基于磁声电效应的经颅聚焦刺激方法研究

Neurostimulation and regulation are of great significance in brain science research and clinical practice. Existing non-destructive nerve stimulation methods have limitations in insufficiency of focus or low stimulation depth. This project proposes a novel non-invasive brain nerve focused stimulation method based on the Magneto-acousto-electrical effect, which is expected to achieve safe and effective high-precision deep stimulation. In this project, Firstly, we plan to establish the coupling model of magnetic field and acoustic field, use the focused acoustic field to construct the induced electric field, investigate the influence of different focusing modules of acoustic field on the focusing effect of the induced electric field, and establish evaluation indicators and evaluation methods for intracranial induced electric field distribution. Secondly, we want to design skull phantom model experiments, and measure the acoustic pressure of focused acoustic field, the current density of the induced electric field and other parameters, and detect the consistency and safety of the acoustic field and the electric field; Thirdly, we will design animal experiments, record the multi-channel local field potentials (LFPs) of the rat under different focusing degrees and different depths using the implantable microelectrode array, and analyze the time-frequency characteristics and the nonlinear dynamic characteristics of LFPs, and compare the LFPs signal characteristics between the stimulation group rats and the control group rats, explore the proposed non-invasive transcranial Magneto-Acousto-Electric focusing stimulation effect on the brain excitability. The proposed new method may help to provide the basis for a deep understanding of the brain activity regulatory mechanisms with the transcranial Magneto-Acousto-Electric focusing stimulation..The project is expected to achieve breakthroughs in transcranial Magneto-Acousto-Electrical stimulation method and its effects on the regulatory mechanisms of the brain, and it has important research significance and application prospects.

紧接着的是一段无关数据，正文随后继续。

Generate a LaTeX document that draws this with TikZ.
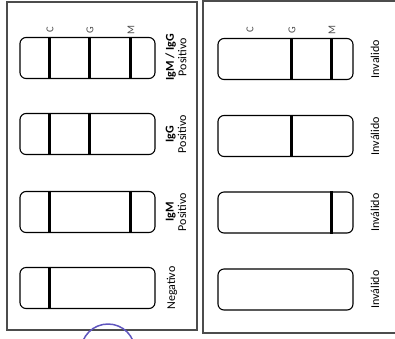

神经刺激与调控对脑科学研究与医学临床具有重要意义，现有无损伤神经刺激手段存在聚焦度或刺激深度不足的局限性。本项目基于磁声电效应提出一种新型无创脑神经聚焦刺激方法，有望实现安全有效地高精度深部刺激。通过建立磁场与声场耦合模型，利用聚焦声场构建感应电场，考察不同聚焦模式对感应电场聚焦效果的影响，建立颅内感应电场分布的评价指标和评价方法；设计仿体模型实验并测量声压和电流密度等参数，检测施加声场与感应电场的一致性及安全性；设计动物实验，记录大鼠不同聚焦度和不同深度刺激诱发的多通道局部场电位(LFPs)，分析LFPs时频特性和非线性动力学特性，研究模型组与对照组大鼠的LFPs信号特征，探索经颅磁声电聚焦刺激作用对大脑神经兴奋性的调控机制，为深入了解新方法及其对脑活动的调节机制提供依据。.本项目期望在经颅磁声电刺激方法及其作用影响脑神经的调节机制方面深入研究并取得突破，该研究具有重要意义和应用前景。

新型精准神经调控方法脑科学、神经工程研究与神经系统疾病临床治疗的重要手段，深入开展对脑功能疾病的发病机制探索并发展先进的干预与治疗技术意义重大。针对目前经颅磁刺激（TMS）和经颅直流表面电刺激（tDCS）等非侵入神经调控技术的分辨率不高及穿透深度小等方面的局限，本项目以电磁学原理、声学理论和神经科学为基础，从电磁场和声场耦合建模与分析、神经电生理等角度，研究高聚焦度感应电场发生机理，考察不同声场聚焦模式下所产生感应电场的聚焦特征；基于磁声电耦合效应，提出新的电场聚焦理论和脑神经刺激方法，实现高分辨率深部脑神经刺激。将所提出刺激方法与在体植入式多通道神经电生理信号记录、脑片膜片钳实验以及光纤光度检测技术相结合，记录分析被刺激啮齿类动物的神经响应，刻画刺激后大脑的动态反应过程，进行响应信号的时频域分析和非线性动力学等分析，实施了经颅磁声电刺激动物实验功效研究。实验结果表明，经颅磁声电刺激对神经元和神经元集群放电活动影响显著，可有效改变被刺激动物的神经活性，并深入探究了磁声电刺激对啮齿类动物脑神经调控的作用机理。本项目所提出的新型脑神经刺激方法兼具经颅超声刺激和TMS两者的优点，具有高分辨率和高刺激深度，同时大幅提高了诱发电场控制的灵活性，实现了在较低的超声剂量刺激下，产生安全有效的神经调控作用，研究结果可助力推进我国脑计划的实施和相关脑功能疾病的发病机制的深入探索，并为相关脑科学与类脑智能的研究、脑疾病治疗和康复提供高精度多物理场耦合干预手段，具有重要的科学意义和临床应用价值。